Upon opening the report, there were two initial signs that the state auditor’s report was not a careful study. The first was its heavy reliance on a state-level fiscal cost estimate by the Federation for American Immigration Reform (FAIR) that overcounted costs and underestimated tax revenue to such an extent that it’s hopelessly flawed, detailed above.

The second sign is that the opening paragraph unintentionally argues that the illegal immigrant share of the population halved from 2016 to 2022—which did not happen. They wrote:

Illegal Immigration [sic] is a challenge all 50 states face. According to experts from Yale and MIT, 22.1 million illegal immigrants lived in the United States in 2016. Experts acknowledge the number of illegal immigrants in the United States is expected to grow when 2023 and 2024 data becomes available. As of 2022, researchers estimate that illegal immigrants make up 3.3% of the nation’s population.

An illegal immigrant population of 22.1 million in 2016 would have been equal to just over 6.8 percent of the US population at that time. But the auditor then wrote that the population of illegal immigrants was just 3.3 percent of the US population in 2022. What happened? The auditor took two illegal immigrant population estimates from two different sources, one of them a numerical estimate and the other a share of the population, and used them interchangeably. The numerical estimate that comprises 3.3 percent of the population is 11 million. That’s a sloppy mistake.

What about the estimated population of 22.1 million illegal immigrants in 2016? This substantially overstates the illegal immigrant population in that year. Don’t believe me? Perhaps you should read the piece “New Estimate of 22 Million Illegal Immigrants Is Not Plausible” by Steven A. Camarota from the immigration-restrictionist Center for Immigration Studies.

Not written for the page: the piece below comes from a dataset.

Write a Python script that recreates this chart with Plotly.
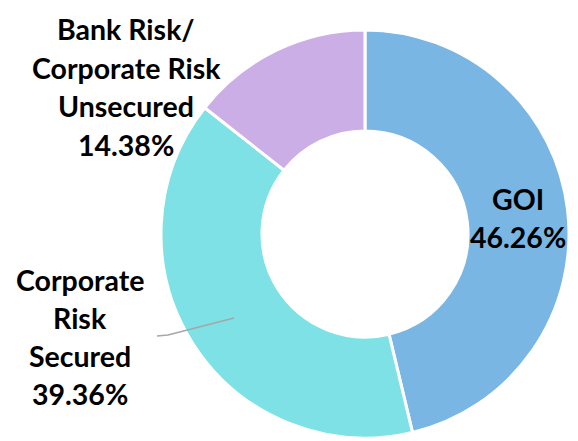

Most troubling, the Mississippi Office of the State Auditor produced a much better state-level illegal immigrant fiscal cost estimate in 2006. There are a few oddities in that report, such as counting the lost tax revenue from remittances as a cost, but it tries to include the tax revenue paid by illegal immigrants, whereas the most recent auditor’s report doesn’t. The state auditor could have dusted off their old paper, updated the data, and published a much more defensible estimate. Instead, they published a report that is even less defensible than the report produced by FAIR. Despite all its flaws, at least FAIR tried to estimate tax revenue paid by illegal immigrants. The Mississippi Auditor didn’t even try. Shockingly, the FAIR report above is more methodologically sound than the Mississippi auditor’s attempt in 2024 to estimate the fiscal costs of illegal immigration in Mississippi.

State auditors should attempt to produce better fiscal cost estimates of illegal immigration if they’re going to go down this path. Mississippi state auditors have tried it before, and they can do it again. Failing to publish fiscal cost estimates is better than publishing unserious reports like Mississippi’s most recent effort. Who audits the auditors? Quis custodiet ipsos custodes?